▸ **ITEMS**:

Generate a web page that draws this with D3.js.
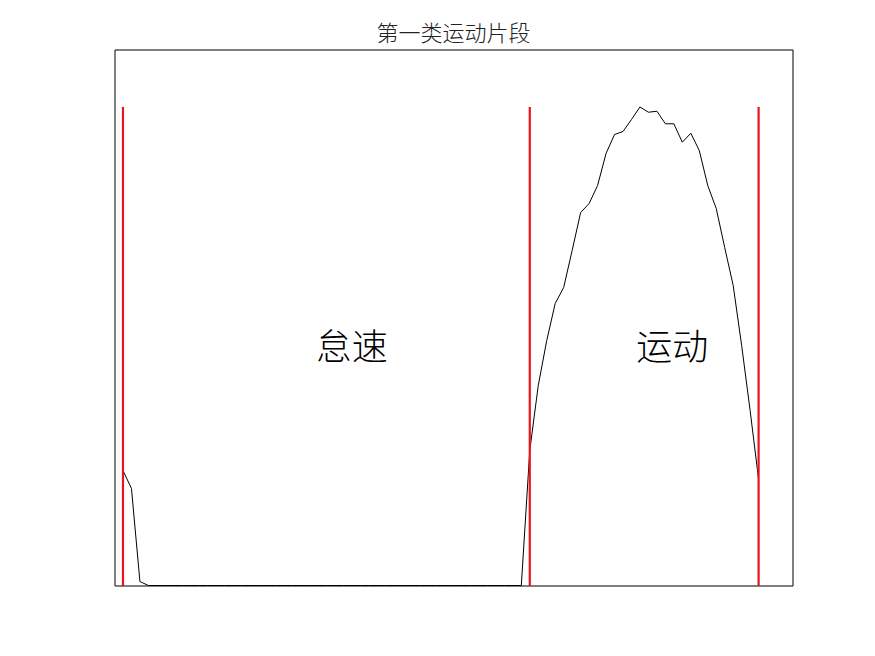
--
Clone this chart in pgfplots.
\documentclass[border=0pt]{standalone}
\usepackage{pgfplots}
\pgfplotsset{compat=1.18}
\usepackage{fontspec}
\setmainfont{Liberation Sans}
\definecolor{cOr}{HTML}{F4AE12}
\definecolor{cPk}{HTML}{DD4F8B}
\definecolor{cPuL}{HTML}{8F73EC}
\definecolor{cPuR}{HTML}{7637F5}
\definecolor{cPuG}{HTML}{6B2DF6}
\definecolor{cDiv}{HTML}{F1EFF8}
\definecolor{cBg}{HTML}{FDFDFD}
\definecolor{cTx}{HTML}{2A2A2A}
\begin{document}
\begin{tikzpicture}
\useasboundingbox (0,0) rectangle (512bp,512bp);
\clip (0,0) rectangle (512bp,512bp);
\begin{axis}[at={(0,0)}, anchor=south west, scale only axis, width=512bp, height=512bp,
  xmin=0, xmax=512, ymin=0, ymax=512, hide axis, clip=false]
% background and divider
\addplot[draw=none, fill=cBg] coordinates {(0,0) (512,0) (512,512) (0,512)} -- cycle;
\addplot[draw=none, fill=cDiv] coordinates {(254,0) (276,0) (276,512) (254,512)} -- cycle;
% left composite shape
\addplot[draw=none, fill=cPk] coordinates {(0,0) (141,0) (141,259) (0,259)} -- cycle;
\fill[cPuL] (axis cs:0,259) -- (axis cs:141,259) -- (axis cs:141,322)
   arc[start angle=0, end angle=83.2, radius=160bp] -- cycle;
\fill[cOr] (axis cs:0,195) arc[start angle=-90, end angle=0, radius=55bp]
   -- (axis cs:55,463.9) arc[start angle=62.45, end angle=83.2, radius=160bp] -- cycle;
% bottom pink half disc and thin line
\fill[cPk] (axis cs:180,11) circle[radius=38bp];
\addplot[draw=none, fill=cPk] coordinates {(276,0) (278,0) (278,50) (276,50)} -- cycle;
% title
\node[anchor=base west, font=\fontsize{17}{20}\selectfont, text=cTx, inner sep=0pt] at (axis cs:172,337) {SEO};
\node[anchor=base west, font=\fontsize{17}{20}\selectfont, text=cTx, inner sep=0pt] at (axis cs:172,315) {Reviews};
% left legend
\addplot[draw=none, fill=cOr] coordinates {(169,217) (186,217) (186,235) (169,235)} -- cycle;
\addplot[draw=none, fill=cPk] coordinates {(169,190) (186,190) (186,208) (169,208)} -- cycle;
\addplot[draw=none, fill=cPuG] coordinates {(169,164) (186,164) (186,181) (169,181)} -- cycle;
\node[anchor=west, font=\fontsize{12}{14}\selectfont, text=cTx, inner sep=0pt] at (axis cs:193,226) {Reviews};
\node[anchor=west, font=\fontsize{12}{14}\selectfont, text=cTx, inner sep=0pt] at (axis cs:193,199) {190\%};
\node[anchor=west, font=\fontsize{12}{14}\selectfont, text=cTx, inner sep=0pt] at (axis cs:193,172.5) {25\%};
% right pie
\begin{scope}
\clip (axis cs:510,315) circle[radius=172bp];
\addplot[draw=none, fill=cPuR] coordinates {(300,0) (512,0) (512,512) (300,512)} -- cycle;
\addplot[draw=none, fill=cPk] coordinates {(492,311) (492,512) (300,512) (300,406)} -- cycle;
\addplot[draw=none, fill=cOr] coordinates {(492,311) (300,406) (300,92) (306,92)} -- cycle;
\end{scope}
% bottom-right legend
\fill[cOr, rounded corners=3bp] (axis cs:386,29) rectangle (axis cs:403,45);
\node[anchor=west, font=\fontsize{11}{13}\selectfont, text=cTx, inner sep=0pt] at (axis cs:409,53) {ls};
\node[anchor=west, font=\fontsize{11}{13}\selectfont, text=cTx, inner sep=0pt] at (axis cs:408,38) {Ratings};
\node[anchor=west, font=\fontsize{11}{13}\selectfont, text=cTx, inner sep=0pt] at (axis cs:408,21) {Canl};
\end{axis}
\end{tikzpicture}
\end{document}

▸ **SET PROBLEM**:
Work out the count of lines containing the word "this", then write only that count.

▸ **CORRECT RESPONSE**:
2